Versa: Path-Based RDF Query Language
As interest in a standardized RDF query language reaches a feverish pitch, there are some fundamental approaches and patterns that are noteworthy. Versa is an RDF query language at the opposing end of the mainstream of RDF query languages, many of which are influenced, at least syntactically, by SQL. Versa's design was motivated primarily by XPath. This article discusses the fundamentals of Versa with an eye to emphasize and augment similarities with XPath and the aspects of SPARQL that are directly relevant.
Versa is a query language designed for the specific purpose of extracting information from an RDF graph in a very modular way. A Versa query facilitates the isolation of resources, and their associated property values through specific patterns and constraints as specified by a Versa expression (somewhat reminiscent of XPath expressions and regular expressions). A Versa query is performed by submitting a Versa expression to a Versa query processor associated with an RDF graph from which the user wishes to extract information. A Versa expression is one of the following:
- Nested (parenthesized) expressions
- Literals (instances of Versa data types)
- Variable References
- Particles (syntactic sugar): "*" or "."
- Traversal Expressions
- Function Calls
Versa models RDF literal data with the following set of data types (any of which can be returned as the result of evaluating a Versa expression).
A Versa resource is a string that represents the URI (Universal Resource Identifier) of an RDF resource in the underlying RDF graph. A Versa resource is expressed in one of two forms: as a QName (defined by the XML Namespaces specification) or a fully expressed URI as a quoted string preceded by the "u" character. This is somewhat analogous to Notation 3's use of QNames and "<" , ">". Versa does not distinguish between regular resources and blank nodes in query expressions. Blank nodes can be addressed the same as any other. Though this may seem counterintuitive to their impermanent nature, there are often real world scenarios where addressability is more important than anonymity, especially where response time is a factor.

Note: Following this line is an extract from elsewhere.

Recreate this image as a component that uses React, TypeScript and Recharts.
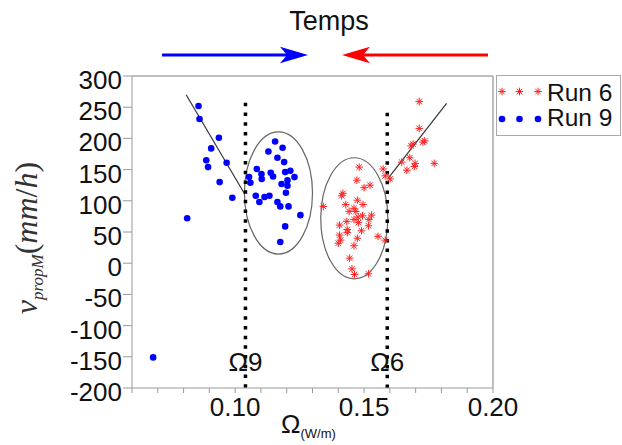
import React from "react";
import {
  ScatterChart,
  Scatter,
  XAxis,
  YAxis,
  ReferenceLine,
  ReferenceArea,
  ReferenceDot,
} from "recharts";

// ---- Data -------------------------------------------------------------
const run9X = [
  0.0858, 0.0862, 0.0937, 0.0907, 0.0888, 0.0895, 0.0967, 0.094, 0.0989, 0.0814,
  0.1155, 0.1184, 0.1129, 0.1164, 0.119, 0.1084, 0.1054, 0.1059, 0.1102, 0.1103,
  0.1138, 0.1147, 0.1194, 0.1214, 0.123, 0.1203, 0.118, 0.1203, 0.1197, 0.108,
  0.1114, 0.1133, 0.1094, 0.1164, 0.1175, 0.1207, 0.1253, 0.1194, 0.1175, 0.0682,
];
const run9Y = [
  252, 231, 201, 184, 165, 154, 161, 130, 105, 72,
  195, 185, 179, 169, 162, 151, 138, 129, 143, 135,
  145, 139, 146, 148, 138, 133, 127, 124, 113, 108,
  106, 108, 98, 98, 91, 91, 77, 59, 34, -151,
];
const run6X = [
  0.1714, 0.1714, 0.1735, 0.1728, 0.169, 0.1682, 0.1677, 0.1646, 0.1666, 0.1695,
  0.1698, 0.1772, 0.1574, 0.1582, 0.1601,
  0.1481, 0.1472, 0.15, 0.1523, 0.1418, 0.1413, 0.1474, 0.1429, 0.1496, 0.1342,
  0.1461, 0.1468, 0.1442, 0.1529, 0.1494, 0.1477, 0.1461, 0.1519, 0.1433, 0.1478,
  0.1405, 0.1517, 0.1435, 0.1435, 0.149, 0.1405, 0.1554, 0.1474, 0.1409, 0.14,
  0.1461, 0.1582, 0.1444, 0.1453, 0.1463, 0.1517,
];
const run6Y = [
  259, 216, 196, 194, 191, 188, 169, 162, 149, 155,
  160, 160, 151, 140, 135,
  154, 133, 121, 125, 112, 108, 101, 94, 94, 91,
  88, 83, 83, 77, 76, 74, 70, 70, 67, 65,
  61, 60, 54, 49, 52, 45, 43, 40, 37, 32,
  28, 37, 8, -9, -18, -17,
];

const xTicks = [0.06, 0.07, 0.08, 0.09, 0.1, 0.11, 0.12, 0.13, 0.14, 0.15, 0.16, 0.17, 0.18, 0.19, 0.2];
const xLabelled = ["0.10", "0.15", "0.20"];
const yTicks = [-200, -150, -100, -50, 0, 50, 100, 150, 200, 250, 300];

const seriesNames = ["Run 6", "Run 9"];

// fitted lines (two end points each)
const fitLeftX = [0.081, 0.1037];
const fitLeftY = [270, 111];
const fitRightX = [0.1593, 0.182];
const fitRightY = [136, 256];

// threshold lines
const omegaNames = ["Ω9", "Ω6"];
const omegaX = [0.104, 0.159];
const omegaTop = [257, 241];
const omegaLabelY = -158;

// ellipses (x1, x2, y1, y2)
const ellipseX1 = [0.1036, 0.1332];
const ellipseX2 = [0.13, 0.1592];
const ellipseY1 = [14.7, -25];
const ellipseY2 = [210.3, 169];

const run9 = run9X.map((x, i) => ({ x, y: run9Y[i] }));
const run6 = run6X.map((x, i) => ({ x, y: run6Y[i] }));

// ---- Styling helpers -------------------------------------------------------
const SANS = "'Liberation Sans', Arial, sans-serif";
const BLUE = "#0000ff";
const RED = "#f22";

const Star = (props: any) => {
  const { cx, cy } = props;
  const r = 3.8;
  const d = r * 0.72;
  return (
    <g stroke={RED} strokeWidth={1} fill="none">
      <line x1={cx - r} y1={cy} x2={cx + r} y2={cy} />
      <line x1={cx} y1={cy - r} x2={cx} y2={cy + r} />
      <line x1={cx - d} y1={cy - d} x2={cx + d} y2={cy + d} />
      <line x1={cx - d} y1={cy + d} x2={cx + d} y2={cy - d} />
    </g>
  );
};

const Dot = (props: any) => {
  const { cx, cy } = props;
  return <circle cx={cx} cy={cy} r={3.3} fill={BLUE} />;
};

const EllipseShape = (props: any) => {
  const { x, y, width, height } = props;
  return (
    <ellipse
      cx={x + width / 2}
      cy={y + height / 2}
      rx={Math.abs(width) / 2}
      ry={Math.abs(height) / 2}
      fill="none"
      stroke="#666"
      strokeWidth={1.2}
    />
  );
};

const YTick = (props: any) => {
  const { x, y, payload } = props;
  return (
    <text x={x} y={y + 13} textAnchor="end" fontSize={26} fontFamily={SANS} fill="#111">
      {payload.value}
    </text>
  );
};

const XTick = (props: any) => {
  const { x, y, payload } = props;
  const label = payload.value.toFixed(2);
  if (!xLabelled.includes(label)) return null;
  return (
    <text x={x} y={y + 21} textAnchor="middle" fontSize={26} fontFamily={SANS} fill="#111">
      {label}
    </text>
  );
};

const LegendBox = () => {
  const xs = [6, 23.5, 42];
  return (
    <svg width={128} height={62} style={{ position: "absolute", left: 496, top: 75 }}>
      <rect x={0.5} y={0.5} width={124} height={60} fill="#fff" stroke="#aaa" strokeWidth={1} />
      {xs.map((x) => (
        <Star key={"s" + x} cx={x} cy={16.5} />
      ))}
      {xs.map((x) => (
        <circle key={"c" + x} cx={x} cy={44} r={3.3} fill={BLUE} />
      ))}
      <text x={51} y={26} fontSize={24.5} fontFamily={SANS} fill="#111">{seriesNames[0]}</text>
      <text x={51} y={50.5} fontSize={24.5} fontFamily={SANS} fill="#111">{seriesNames[1]}</text>
    </svg>
  );
};

export default function App() {
  return (
    <div style={{ position: "absolute", left: 0, top: 0, width: 622, height: 445, background: "#fff", overflow: "hidden" }}>
      <ScatterChart
        width={622}
        height={445}
        margin={{ top: 76, right: 129, bottom: 0, left: 0 }}
      >
        <XAxis
          type="number"
          dataKey="x"
          domain={[0.06, 0.2]}
          ticks={xTicks}
          interval={0}
          height={57}
          tickSize={5}
          tickMargin={2}
          stroke="#999"
          tick={<XTick />}
          allowDataOverflow
        />
        <YAxis
          type="number"
          dataKey="y"
          domain={[-200, 300]}
          ticks={yTicks}
          interval={0}
          width={132}
          tickSize={9}
          tickMargin={1}
          stroke="#999"
          tick={<YTick />}
          allowDataOverflow
        />
        <ReferenceLine y={300} stroke="#aaa" strokeWidth={1.5} />
        <ReferenceLine x={0.2} stroke="#aaa" strokeWidth={1.5} />

        {ellipseX1.map((x1, i) => (
          <ReferenceArea
            key={"e" + i}
            x1={x1}
            x2={ellipseX2[i]}
            y1={ellipseY1[i]}
            y2={ellipseY2[i]}
            shape={<EllipseShape />}
            ifOverflow="visible"
          />
        ))}

        <ReferenceLine
          segment={[
            { x: fitLeftX[0], y: fitLeftY[0] },
            { x: fitLeftX[1], y: fitLeftY[1] },
          ]}
          stroke="#333"
          strokeWidth={1.2}
        />
        <ReferenceLine
          segment={[
            { x: fitRightX[0], y: fitRightY[0] },
            { x: fitRightX[1], y: fitRightY[1] },
          ]}
          stroke="#333"
          strokeWidth={1.2}
        />

        {omegaX.map((x, i) => (
          <ReferenceLine
            key={"o" + i}
            segment={[
              { x, y: omegaTop[i] },
              { x, y: -200 },
            ]}
            stroke="#000"
            strokeWidth={3.5}
            strokeDasharray="3.5 6.2"
          />
        ))}

        <Scatter name={seriesNames[0]} data={run6} shape={<Star />} isAnimationActive={false} />
        <Scatter name={seriesNames[1]} data={run9} shape={<Dot />} isAnimationActive={false} />

        {omegaX.map((x, i) => (
          <ReferenceDot
            key={"ol" + i}
            x={x}
            y={omegaLabelY}
            r={0}
            stroke="none"
            fill="none"
            label={{
              value: omegaNames[i],
              position: "center",
              fontSize: 26,
              fontFamily: SANS,
              fill: "#111",
            }}
          />
        ))}
      </ScatterChart>

      <LegendBox />

      <svg
        width={622}
        height={445}
        style={{ position: "absolute", left: 0, top: 0, pointerEvents: "none" }}
      >
        <text x={329} y={30} textAnchor="middle" fontSize={27} fontFamily={SANS} fill="#111">
          Temps
        </text>
        <line x1={162} y1={55} x2={290} y2={55} stroke={BLUE} strokeWidth={3.2} />
        <polygon points="308,55 280,46.7 287,55 280,63.3" fill={BLUE} />
        <line x1={360} y1={55} x2={488} y2={55} stroke="#ff0000" strokeWidth={3.2} />
        <polygon points="342,55 370,46.7 363,55 370,63.3" fill="#ff0000" />

        <text
          transform="translate(37,238) rotate(-90)"
          textAnchor="middle"
          fontFamily="'Liberation Serif', 'Times New Roman', serif"
          fill="#333"
          fontSize={32}
        >
          <tspan fontStyle="italic">v</tspan>
          <tspan fontStyle="italic" fontSize={17} dy={6}>propM</tspan>
          <tspan dy={-6}>(</tspan>
          <tspan fontStyle="italic">mm</tspan>
          <tspan>/</tspan>
          <tspan fontStyle="italic">h</tspan>
          <tspan>)</tspan>
        </text>

        <text x={281} y={433} fontFamily={SANS} fill="#111">
          <tspan fontSize={26}>Ω</tspan>
          <tspan fontSize={13} dy={5}>(W/m)</tspan>
        </text>
      </svg>
    </div>
  );
}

A Versa string is simply a sequence of zero or more characters. Strings are expressed within Versa by enclosing them with single or double quotes. In order to allow the quote characters themselves to be included within a string, Versa provides a means to escape quotes by using the "\" character. The following is an example of using the "\" character to allow the inclusion of a quote character within a string: "This document\'s subject is Versa"
A Versa number is a literal that represents a numerical value.
A boolean represents a literal value of "true" or "false." The character "*" is provided as the short form for "true."
A Versa set follows from the definition of a set in the mathematical sense: a collection of distinct elements having specific common properties. Members of a set consist of: literals, resources, (other) sets, and lists.
A Versa list is a collection of elements (not necessarily distinct) which can be any one of: literals, resources, (other lists), and sets.
Often, Versa expressions are evaluated with respect to a context. A Versa context is related to an XPath context (and is comprised of similar parts). As a refresher, an XPath context consists of:
- a node (the context node)
- a pair of nonzero positive integers (the context position and the context size)
- a set of variable bindings
- a function library
- the set of namespace declarations in scope for the expression
The formal definition of a Versa Context is below:
Many Versa constructs are evaluated with regard to a context. The context is a value of any data type, and it can always be referred to explicitly in an expression using the token ".".
You can think of a Versa context as an XPath context with a literal value instead of a context node, without a position and size, and associated with a named graph or the entire underlying RDF model. This concept of querying within a named graph is well expressed in the SPARQL specification [8.2]. In the 4Suite implementation, the name of the current graph is the context's scope. The term scope is used consistently throughout 4Suite to refer to a named graph context associated with an RDF statement, in a manner similar to most RDF data stores (rdflib and Redland, for instance).